The UKRI-funded project highlights ‘multiple contradictions’ in the pathways to net-zero, including losses of biodiversity, human wellbeing and cultural knowledge of the landscape.
The interdisciplinary group of researchers are therefore calling for winder-reaching solutions.
The researchers recommend that there is a greater focus on locally-devolved decisions in land-use solutions, as a one-size-fits-all approach to net-zero landscape management could be damaging in certain environments.
As well as studying the physical impact of landscape decisions, the researchers also say that action should be taken within the full context of the social consequences of these changes; for example, in the case of sudden large-scale changes to farming.
The group does, however, recognise that ‘swift action is essential, otherwise, we head deeper towards an inability to reach net-zero carbon targets, contribute to biodiversity collapse and, promote societal disengagement with landscapes.’
Dr. Beth Cole is Senior Research Fellow for the Landscape Decisions Programme, based at the University of Leicester, and lead author for the report said: ‘To reach the net-zero goals we need to make some challenging decisions about the way we use, manage, and interact with landscapes in the UK.
‘These landscape decisions are dependent upon many factors including the environmental characteristics, and the geographic location of the land, but in this report, we also consider the wider social framing of these decisions and call for inclusive, place-specific net-zero practices within landscapes that support both biodiversity and people.
‘Collaborating across disciplines this group of researchers together make a team that is greater than the sum of its parts and who have broken down some of the silos this urgent issue is normally approached from.’
Dr.
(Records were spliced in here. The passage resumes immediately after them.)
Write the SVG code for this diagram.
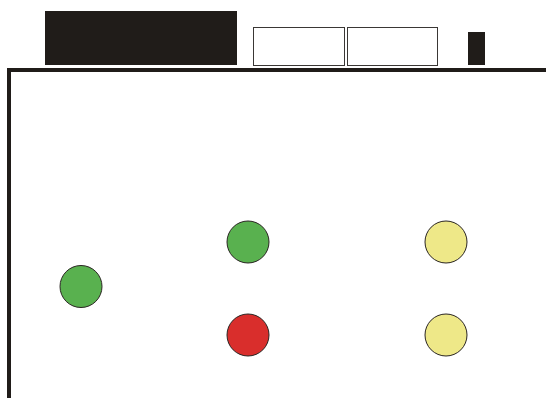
<svg xmlns="http://www.w3.org/2000/svg" width="546" height="398" viewBox="0 0 546 398">
<style>
.dark{fill:#201c19}
.box{fill:#fff;stroke:#3a3735;stroke-width:1}
.c{stroke:#2a2522;stroke-width:1}
.g{fill:#59b14f}
.r{fill:#d92e2c}
.y{fill:#eee888}
</style>
<rect width="546" height="398" fill="#fff"/>
<g id="header">
<rect class="dark" x="45" y="11" width="192" height="54"/>
<rect class="box" x="253.5" y="27.5" width="91" height="38"/>
<rect class="box" x="347.5" y="27.5" width="90" height="38"/>
<rect class="dark" x="468" y="32" width="17" height="33"/>
</g>
<g id="frame">
<rect class="dark" x="7" y="68" width="539" height="4"/>
<rect class="dark" x="7" y="68" width="4" height="330"/>
</g>
<g id="n1"><circle class="c g" cx="81" cy="286.5" r="21"/></g>
<g id="n2"><circle class="c g" cx="248" cy="242" r="21"/></g>
<g id="n3"><circle class="c r" cx="248" cy="335" r="21"/></g>
<g id="n4"><circle class="c y" cx="446" cy="242" r="21"/></g>
<g id="n5"><circle class="c y" cx="446" cy="335" r="21"/></g>
<g id="connectors"></g>
</svg>
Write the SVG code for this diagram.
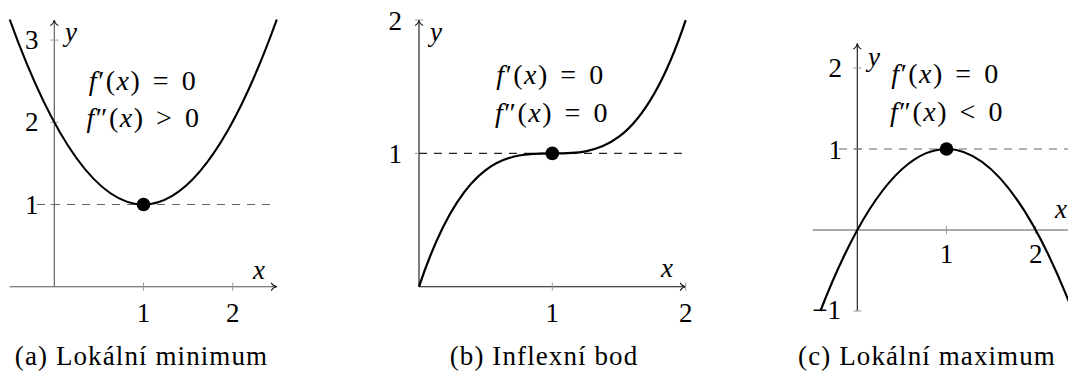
<svg xmlns="http://www.w3.org/2000/svg" width="1068" height="374" viewBox="0 0 1068 374" font-family="Liberation Serif, DejaVu Serif, serif">
<style>
text{font-family:'Liberation Serif','DejaVu Serif',serif;fill:#000;}
.t{font-size:27px;}
.m{font-size:28px;letter-spacing:1.5px;text-anchor:middle;word-spacing:3px;}
.i{font-style:italic;}
.cap{font-size:27px;letter-spacing:1.1px;text-anchor:middle;}
.ax{stroke-width:1.1;fill:none;}
.tick{stroke:#999;stroke-width:1;}
.dash{stroke-width:1.1;stroke-dasharray:8 7;fill:none;}
.curve{stroke:#000;stroke-width:2.2;fill:none;}
.mid{text-anchor:middle;}
.end{text-anchor:end;}
</style>
<defs>
<marker id="arr" markerUnits="userSpaceOnUse" markerWidth="12" markerHeight="12" refX="0" refY="0" viewBox="-7 -6 8 12" orient="auto" overflow="visible">
<path d="M-5.5,-4 C-4.5,-1.5 -1.8,-0.4 0,0 C-1.8,0.4 -4.5,1.5 -5.5,4" stroke="#111" stroke-width="1.1" fill="none"/>
</marker>
</defs>

<!-- Panel (a) -->
<g id="panel-a">
<g id="a-connectors">
<line class="ax" x1="9.7" y1="286.7" x2="276.8" y2="286.7" stroke="#555" marker-end="url(#arr)"/>
<line class="ax" x1="54.3" y1="286.7" x2="54.3" y2="20" stroke="#555" marker-end="url(#arr)"/>
<line class="tick" x1="143.5" y1="282.7" x2="143.5" y2="290.7"/>
<line class="tick" x1="232.7" y1="282.7" x2="232.7" y2="290.7"/>
<line class="tick" x1="50.3" y1="204.5" x2="58.3" y2="204.5"/>
<line class="tick" x1="50.3" y1="122.3" x2="58.3" y2="122.3"/>
<line class="tick" x1="50.3" y1="40.1" x2="58.3" y2="40.1"/>
<line class="dash" x1="37" y1="204.5" x2="276.8" y2="204.5" stroke="#666"/>
<path class="curve" d="M9.7,19.5 Q143.5,389.5 276.8,19.5"/>
</g>
<circle id="a-point" cx="143.5" cy="204.5" r="6.8" fill="#000"/>
<g id="a-labels">
<text class="t end" x="38.5" y="49">3</text>
<text class="t end" x="38.5" y="131">2</text>
<text class="t end" x="38.5" y="214">1</text>
<text class="t mid" x="143.5" y="322">1</text>
<text class="t mid" x="232.7" y="322">2</text>
<text class="t i mid" x="259" y="279">x</text>
<text class="t i" x="65" y="41">y</text>
<text class="m" x="143" y="90"><tspan class="i">f</tspan>′(<tspan class="i">x</tspan>) = 0</text>
<text class="m" x="143.5" y="127"><tspan class="i">f</tspan>″(<tspan class="i">x</tspan>) &gt; 0</text>
</g>
<text id="a-caption" class="cap" x="141.5" y="365">(a) Lokální minimum</text>
</g>

<!-- Panel (b) -->
<g id="panel-b">
<g id="b-connectors">
<line class="ax" x1="419" y1="286.7" x2="685.7" y2="286.7" stroke="#111" marker-end="url(#arr)"/>
<line class="ax" x1="419" y1="286.7" x2="419" y2="20" stroke="#111" marker-end="url(#arr)"/>
<line class="tick" x1="552.3" y1="282.7" x2="552.3" y2="290.7"/>
<line class="tick" x1="685.7" y1="282.7" x2="685.7" y2="290.7"/>
<line class="tick" x1="415" y1="153.4" x2="423" y2="153.4"/>
<line class="tick" x1="415" y1="20" x2="423" y2="20"/>
<line class="dash" x1="419" y1="153.4" x2="685.7" y2="153.4" stroke="#222"/>
<path class="curve" d="M419,286.7 C507.9,20.1 596.7,286.7 685.7,20.1"/>
</g>
<circle id="b-point" cx="552.3" cy="153.4" r="6.8" fill="#000"/>
<g id="b-labels">
<text class="t end" x="402" y="29.5">2</text>
<text class="t end" x="402" y="163">1</text>
<text class="t mid" x="552.3" y="322">1</text>
<text class="t mid" x="685.7" y="322">2</text>
<text class="t i mid" x="667" y="277">x</text>
<text class="t i" x="430" y="41">y</text>
<text class="m" x="550.5" y="84"><tspan class="i">f</tspan>′(<tspan class="i">x</tspan>) = 0</text>
<text class="m" x="552" y="122"><tspan class="i">f</tspan>″(<tspan class="i">x</tspan>) = 0</text>
</g>
<text id="b-caption" class="cap" x="544" y="365">(b) Inflexní bod</text>
</g>

<!-- Panel (c) -->
<g id="panel-c">
<g id="c-connectors">
<line class="ax" x1="812.7" y1="230" x2="1080" y2="230" stroke="#555" marker-end="url(#arr)"/>
<line class="ax" x1="857.3" y1="311" x2="857.3" y2="43.5" stroke="#111" marker-end="url(#arr)"/>
<line class="tick" x1="946.5" y1="226" x2="946.5" y2="234"/>
<line class="tick" x1="1035.7" y1="226" x2="1035.7" y2="234"/>
<line class="tick" x1="853.3" y1="311" x2="861.3" y2="311"/>
<line class="tick" x1="853.3" y1="149" x2="861.3" y2="149"/>
<line class="tick" x1="853.3" y1="68" x2="861.3" y2="68"/>
<line class="dash" x1="839" y1="149" x2="1068" y2="149" stroke="#666"/>
<path class="curve" d="M820.4,311 Q946.5,-13 1072.6,311"/>
</g>
<circle id="c-point" cx="946.5" cy="149" r="6.8" fill="#000"/>
<g id="c-labels">
<text class="t end" x="842" y="77">2</text>
<text class="t end" x="842" y="158.5">1</text>
<text class="t end" x="841" y="318.5">−1</text>
<text class="t mid" x="946.5" y="263">1</text>
<text class="t mid" x="1035.7" y="263">2</text>
<text class="t i" x="1055" y="218">x</text>
<text class="t i" x="868" y="66">y</text>
<text class="m" x="945.5" y="83"><tspan class="i">f</tspan>′(<tspan class="i">x</tspan>) = 0</text>
<text class="m" x="947" y="121"><tspan class="i">f</tspan>″(<tspan class="i">x</tspan>) &lt; 0</text>
</g>
<text id="c-caption" class="cap" x="927" y="365">(c) Lokální maximum</text>
</g>
</svg>
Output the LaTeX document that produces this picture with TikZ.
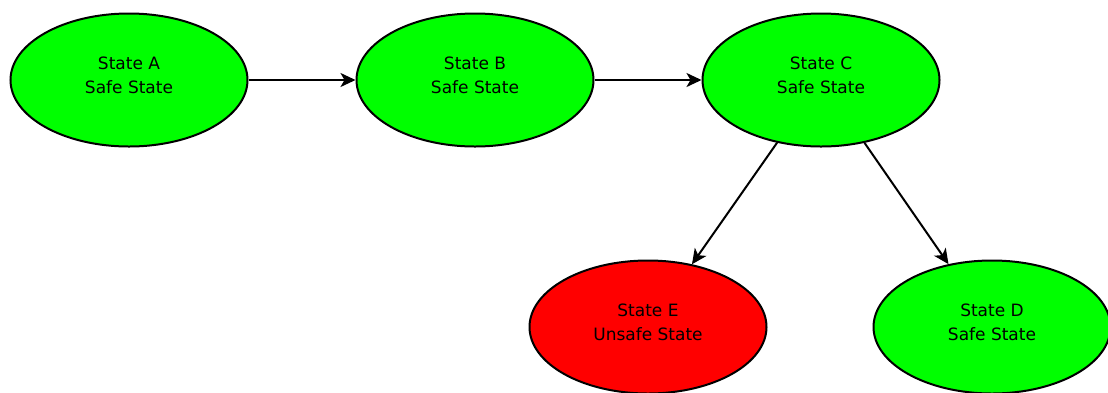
\documentclass[tikz,border=0pt]{standalone}
\usepackage{fontspec}
\setmainfont{DejaVu Sans}
\usetikzlibrary{arrows.meta,shapes.geometric}
\definecolor{safe}{RGB}{0,255,0}
\definecolor{unsafe}{RGB}{255,0,0}
\newcommand{\twolines}[2]{\raisebox{3pt}[\height][\depth]{\begin{tabular}{@{}c@{}}#1\\#2\end{tabular}}}
\tikzset{
  state/.style={ellipse,draw=black,line width=2pt,minimum width=237pt,minimum height=133pt,inner sep=0pt,font=\fontsize{17}{24}\selectfont},
  safestate/.style={state,fill=safe},
  unsafestate/.style={state,fill=unsafe},
  conn/.style={line width=2pt,-{Stealth[length=15pt,width=14pt,inset=4pt]}}
}
\begin{document}
\begin{tikzpicture}[x=1pt,y=-1pt]
\useasboundingbox (0,0) rectangle (1108,392);
\node[safestate] (A) at (129,80) {\twolines{State A}{Safe State}};
\node[safestate] (B) at (475,80) {\twolines{State B}{Safe State}};
\node[safestate] (C) at (821,80) {\twolines{State C}{Safe State}};
\node[unsafestate] (E) at (648,327) {\twolines{State E}{Unsafe State}};
\node[safestate] (D) at (992,327) {\twolines{State D}{Safe State}};
\draw[conn] (A) -- (B);
\draw[conn] (B) -- (C);
\draw[conn] (C) -- (E);
\draw[conn] (C) -- (D);
\end{tikzpicture}
\end{document}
Katharine Earnshaw, a co-author based in the University of Exeter’s Department of Classics and Ancient History, added: ‘We have an urgent need to think about the culture of change – not just what could be possible on paper. This means a better consideration of the whole picture: social and ethical ideas – the habits of thinking – alongside empirical evidence, taking account of past, present, and future.
‘This novel report demonstrates the genuine benefits of working across different subjects and with communities and businesses so that we do not reproduce the inequalities that have led us to this crisis.’